Vous en êtes où donc? A quel niveau du montage?
Ca prendra quatre ou cinq mois facilement pour que le film soit terminé, car tout se fait en amont en même temps que le montage, il va y avoir la musique, les problèmes de son etc. Après le montage il va y avoir le tournage encore de quelques plans qui manquent. On n'a pas réussi à ramener les artificiers pour tourner une certaine séquence, pour de nombreuses raisons. Ce sont des scènes qu'on va faire après le montage, peut-être en effets spéciaux. Nous n'avons pas d'artificiers ici. Ce sont des choses qui sont suspendues mais je ne voulais pas pénaliser le film. Une fois qu'on aura fini le montage, on fera ces plans. C'est une question d'une journée ou deux.
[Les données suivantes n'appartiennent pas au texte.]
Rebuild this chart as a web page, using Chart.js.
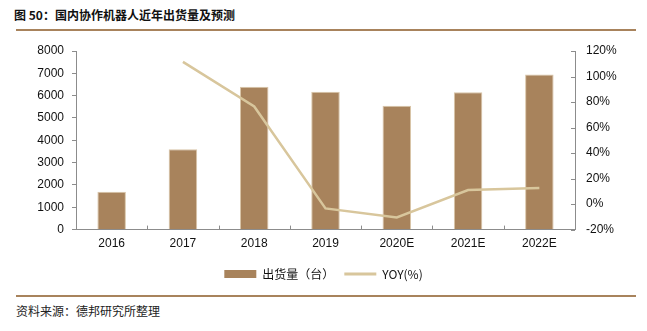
<!DOCTYPE html>
<html>
<head>
<meta charset="utf-8">
<script src="https://cdn.jsdelivr.net/npm/chart.js@4/dist/chart.umd.min.js"></script>
<style>
  html, body { margin: 0; padding: 0; background: #fff; }
  body { width: 647px; height: 331px; position: relative; overflow: hidden; }
  #title {
    position: absolute; left: 14px; top: 6px;
    font: bold 12px "Noto Sans CJK SC", sans-serif; color: #111;
  }
  .rule { position: absolute; left: 16px; width: 620px; height: 2px; background: #a8835c; }
  #source {
    position: absolute; left: 16px; top: 302px;
    font: 12px "Noto Sans CJK SC", sans-serif; color: #222;
  }
  #wrap { position: absolute; left: 0; top: 0; width: 647px; height: 290px; }
</style>
</head>
<body>
<div id="title">图 50：国内协作机器人近年出货量及预测</div>
<div class="rule" style="top:29px"></div>
<div id="wrap"><canvas id="chart"></canvas></div>
<div class="rule" style="top:295px"></div>
<div id="source">资料来源：德邦研究所整理</div>
<script>
// ── data ──
const years = ["2016", "2017", "2018", "2019", "2020E", "2021E", "2022E"];
const shipments = [1700, 3600, 6400, 6180, 5550, 6150, 6950];
const yoy = [null, 111.5, 76.5, -3.4, -10.5, 11.0, 12.7];

const BAR = "#a8835c";
const LINE = "#d8c69c";
const AXIS = "#8c8c8c";

// inward ticks for the x axis and the right axis
const innerTicks = {
  id: "innerTicks",
  afterDraw(chart) {
    const { ctx, chartArea: a, scales } = chart;
    ctx.save();
    ctx.strokeStyle = AXIS;
    ctx.lineWidth = 1;
    ctx.beginPath();
    const x = scales.x;
    for (let i = 1; i < years.length; i++) {
      const px = Math.round((x.getPixelForValue(i - 1) + x.getPixelForValue(i)) / 2) + 0.5;
      ctx.moveTo(px, a.bottom);
      ctx.lineTo(px, a.bottom - 4);
    }
    const y1 = scales.y1;
    y1.ticks.forEach((t) => {
      const py = Math.round(y1.getPixelForValue(t.value)) + 0.5;
      ctx.moveTo(a.right, py);
      ctx.lineTo(a.right - 4, py);
    });
    ctx.stroke();
    ctx.restore();
  },
};

const tickFont = { family: "'Liberation Sans', Arial, sans-serif", size: 12 };

new Chart(document.getElementById("chart"), {
  data: {
    labels: years,
    datasets: [
      {
        type: "line",
        label: "YOY(%)",
        data: yoy,
        yAxisID: "y1",
        borderColor: LINE,
        backgroundColor: LINE,
        borderWidth: 2.5,
        pointRadius: 0,
        tension: 0,
        order: 0,
      },
      {
        type: "bar",
        label: "出货量（台）",
        data: shipments,
        yAxisID: "y",
        backgroundColor: BAR,
        borderColor: "#d9c5a8",
        borderWidth: 1,
        categoryPercentage: 0.8,
        barPercentage: 0.5,
        order: 1,
      },
    ],
  },
  options: {
    responsive: true,
    maintainAspectRatio: false,
    animation: false,
    layout: { padding: { top: 51, left: 0, right: 0, bottom: 0 } },
    scales: {
      x: {
        grid: { display: false, drawTicks: false, tickLength: 0 },
        border: { color: AXIS },
        ticks: { color: "#111", font: tickFont, padding: 7 },
      },
      y: {
        position: "left",
        min: 0,
        max: 8000,
        grid: { drawOnChartArea: false, color: AXIS, tickLength: 4 },
        border: { color: AXIS },
        ticks: { stepSize: 1000, color: "#111", font: tickFont, padding: 8, callback: (v) => String(v) },
        afterFit(s) { s.width = 76; },
      },
      y1: {
        position: "right",
        min: -20,
        max: 120,
        grid: { display: false, drawTicks: false, tickLength: 0 },
        border: { color: AXIS },
        ticks: {
          stepSize: 20,
          color: "#111",
          font: tickFont,
          padding: 11,
          callback: (v) => v + "%",
        },
        afterFit(s) { s.width = 72; },
      },
    },
    plugins: {
      tooltip: { enabled: false },
      legend: {
        position: "bottom",
        reverse: true,
        labels: {
          color: "#111",
          font: { family: "'Noto Sans CJK SC', 'Liberation Sans', sans-serif", size: 12 },
          usePointStyle: true,
          pointStyleWidth: 32,
          boxHeight: 8,
          padding: 10,
          generateLabels(chart) {
            return chart.data.datasets.map((ds, i) => ({
              text: ds.label,
              fillStyle: ds.backgroundColor,
              strokeStyle: ds.type === "line" ? ds.borderColor : ds.backgroundColor,
              lineWidth: ds.type === "line" ? 3 : 0,
              pointStyle: ds.type === "line" ? "line" : "rect",
              fontColor: "#111",
              datasetIndex: i,
              hidden: false,
            }));
          },
        },
      },
    },
  },
  plugins: [innerTicks],
});
</script>
</body>
</html>
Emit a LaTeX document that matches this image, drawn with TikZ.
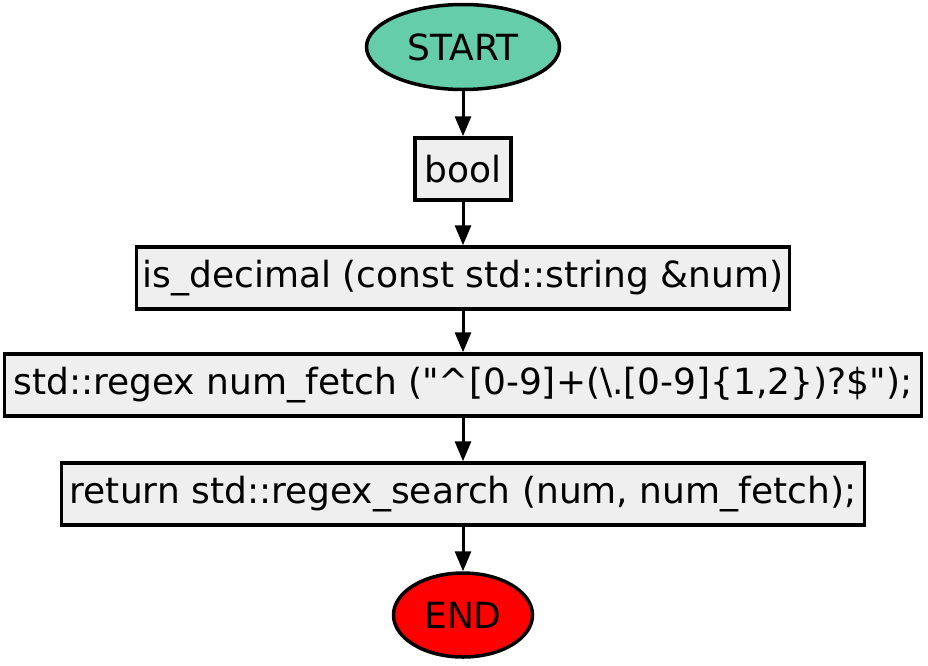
\documentclass[tikz,border=0pt]{standalone}
\usepackage{fontspec}
\setmainfont{DejaVu Sans}
\usetikzlibrary{shapes.geometric,arrows.meta}
\begin{document}
\begin{tikzpicture}[x=1pt,y=-1pt,
  every node/.style={font=\fontsize{36}{42}\selectfont, inner sep=0pt, line width=3.5pt, draw=black},
  term/.style={ellipse},
  procbox/.style={rectangle, fill=boxgray, minimum height=62pt},
  link/.style={line width=3pt, -{Triangle[length=20pt,width=16pt]}}]
\definecolor{boxgray}{HTML}{EFEFEF}
\definecolor{startgreen}{HTML}{66CDAA}
\definecolor{endred}{HTML}{FF0000}
\useasboundingbox (0,0) rectangle (928,665);
\node[term, fill=startgreen, minimum width=193pt, minimum height=85pt] (start) at (463,47) {START};
\node[procbox, minimum width=96pt] (bool) at (463,169) {bool};
\node[procbox, minimum width=653pt] (decl) at (463,278) {is\_decimal (const std::string \&num)};
\node[procbox, minimum width=917pt] (regex) at (463,385) {std::regex num\_fetch (\textquotedbl\textasciicircum[0-9]+(\textbackslash.[0-9]\{1,2\})?\$\textquotedbl);};
\node[procbox, minimum width=803pt] (ret) at (463,494) {return std::regex\_search (num, num\_fetch);};
\node[term, fill=endred, minimum width=139pt, minimum height=84pt] (end) at (463,615) {END};
\draw[link] (start) -- (bool);
\draw[link] (bool) -- (decl);
\draw[link] (decl) -- (regex);
\draw[link] (regex) -- (ret);
\draw[link] (ret) -- (end);
\end{tikzpicture}
\end{document}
Qu'en est-il de la sortie du film en Algérie et à l'étranger?
On est en train de négocier sa sortie pour septembre, y compris à l'étranger. Je pars au Festival de Cannes en vue de faire visionner mon film aux gens des festivals. On est en train de préparer une version dans ce sens.
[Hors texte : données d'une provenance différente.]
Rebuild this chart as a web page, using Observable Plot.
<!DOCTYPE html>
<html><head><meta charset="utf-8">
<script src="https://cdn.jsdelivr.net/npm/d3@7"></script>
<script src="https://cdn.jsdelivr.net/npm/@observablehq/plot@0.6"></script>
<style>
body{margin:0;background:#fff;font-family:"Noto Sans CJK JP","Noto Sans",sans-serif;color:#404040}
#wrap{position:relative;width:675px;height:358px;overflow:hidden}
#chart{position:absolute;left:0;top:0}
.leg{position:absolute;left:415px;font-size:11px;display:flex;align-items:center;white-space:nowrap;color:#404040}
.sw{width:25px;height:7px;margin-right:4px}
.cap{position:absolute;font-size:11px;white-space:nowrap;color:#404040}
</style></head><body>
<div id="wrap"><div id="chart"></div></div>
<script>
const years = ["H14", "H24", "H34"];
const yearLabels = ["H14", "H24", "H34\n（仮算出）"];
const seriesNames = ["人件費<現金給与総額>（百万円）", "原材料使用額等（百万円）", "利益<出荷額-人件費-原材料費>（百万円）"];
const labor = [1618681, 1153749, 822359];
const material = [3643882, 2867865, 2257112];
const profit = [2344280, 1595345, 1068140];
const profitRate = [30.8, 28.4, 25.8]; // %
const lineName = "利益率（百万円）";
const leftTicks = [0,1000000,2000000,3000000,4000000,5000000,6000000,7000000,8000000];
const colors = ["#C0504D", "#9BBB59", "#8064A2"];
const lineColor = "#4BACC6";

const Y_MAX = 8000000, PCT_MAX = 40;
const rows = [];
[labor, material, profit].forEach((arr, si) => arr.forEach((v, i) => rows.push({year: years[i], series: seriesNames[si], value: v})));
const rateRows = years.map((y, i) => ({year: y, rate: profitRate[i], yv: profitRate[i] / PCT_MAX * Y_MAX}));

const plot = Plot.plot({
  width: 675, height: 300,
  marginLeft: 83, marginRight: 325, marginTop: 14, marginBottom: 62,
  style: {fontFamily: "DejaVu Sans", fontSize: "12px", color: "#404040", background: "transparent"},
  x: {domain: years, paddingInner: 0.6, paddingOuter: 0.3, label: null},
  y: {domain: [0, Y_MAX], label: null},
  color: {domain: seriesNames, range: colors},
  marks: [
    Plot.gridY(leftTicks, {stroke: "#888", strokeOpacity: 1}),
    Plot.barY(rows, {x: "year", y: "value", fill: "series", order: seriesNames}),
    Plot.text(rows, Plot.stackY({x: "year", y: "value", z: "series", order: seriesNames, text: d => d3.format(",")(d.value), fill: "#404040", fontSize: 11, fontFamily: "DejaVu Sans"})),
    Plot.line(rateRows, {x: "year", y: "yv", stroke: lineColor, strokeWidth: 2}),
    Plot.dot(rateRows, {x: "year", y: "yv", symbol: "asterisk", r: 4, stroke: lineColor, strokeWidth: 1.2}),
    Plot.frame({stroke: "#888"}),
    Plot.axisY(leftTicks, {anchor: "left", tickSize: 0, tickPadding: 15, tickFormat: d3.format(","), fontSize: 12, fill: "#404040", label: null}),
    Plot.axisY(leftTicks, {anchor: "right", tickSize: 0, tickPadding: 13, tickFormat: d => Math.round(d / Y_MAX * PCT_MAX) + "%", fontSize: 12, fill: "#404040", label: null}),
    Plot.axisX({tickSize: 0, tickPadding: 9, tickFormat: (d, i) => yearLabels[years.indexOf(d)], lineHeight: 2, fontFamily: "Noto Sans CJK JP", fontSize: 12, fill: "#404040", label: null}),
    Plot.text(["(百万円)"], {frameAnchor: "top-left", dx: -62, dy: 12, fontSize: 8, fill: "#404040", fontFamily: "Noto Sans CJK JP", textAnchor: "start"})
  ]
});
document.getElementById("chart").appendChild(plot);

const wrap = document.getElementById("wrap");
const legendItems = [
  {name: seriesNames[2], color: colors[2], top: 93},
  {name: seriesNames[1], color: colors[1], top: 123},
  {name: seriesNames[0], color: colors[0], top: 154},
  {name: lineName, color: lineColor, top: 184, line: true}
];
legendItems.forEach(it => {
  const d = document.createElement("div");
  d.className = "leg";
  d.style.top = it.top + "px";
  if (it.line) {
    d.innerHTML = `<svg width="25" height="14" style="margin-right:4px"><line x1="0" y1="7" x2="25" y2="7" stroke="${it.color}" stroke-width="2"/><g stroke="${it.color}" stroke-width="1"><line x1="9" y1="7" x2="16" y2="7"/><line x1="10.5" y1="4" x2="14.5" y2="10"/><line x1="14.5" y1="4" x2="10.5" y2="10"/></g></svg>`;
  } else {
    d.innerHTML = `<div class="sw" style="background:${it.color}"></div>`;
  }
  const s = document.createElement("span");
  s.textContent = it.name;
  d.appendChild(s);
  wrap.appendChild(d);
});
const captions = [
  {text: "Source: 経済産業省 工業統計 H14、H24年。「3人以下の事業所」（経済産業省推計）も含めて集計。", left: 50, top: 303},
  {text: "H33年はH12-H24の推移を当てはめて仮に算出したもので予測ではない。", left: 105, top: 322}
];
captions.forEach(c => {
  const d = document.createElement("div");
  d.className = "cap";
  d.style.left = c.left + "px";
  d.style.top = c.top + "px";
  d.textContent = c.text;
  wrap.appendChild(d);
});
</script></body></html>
Dernière question, êtes-vous confiant en l'avenir pour votre long métrage?
Oui je suis très confiant. Je pense que nous allons faire un film correct. Je crois même que nous avons fait un film de qualité internationale. On n'a pas du tout à rougir. Ce que je pourrais rajouter est que c'est dommage qu'on souffre sur le plan administratif. Une fois qu'on règle les problèmes des moyens financiers, nous avons à nouveau des problèmes d'ordre administratif, ainsi de suite. Nous avons réussi effectivement grâce à l'aide du ministère de la Culture et aux sponsors à trouver le fond qui manquait, sauf qu'aujourd'hui on a des problèmes pour payer les gens à l'étranger. Il faut avoir les autorisations de la Banque d'Algérie qu'on n'a pas encore. On n'est pas libre. On est coincé. C'est pourquoi on a retardé aussi le film. On continue donc à se battre.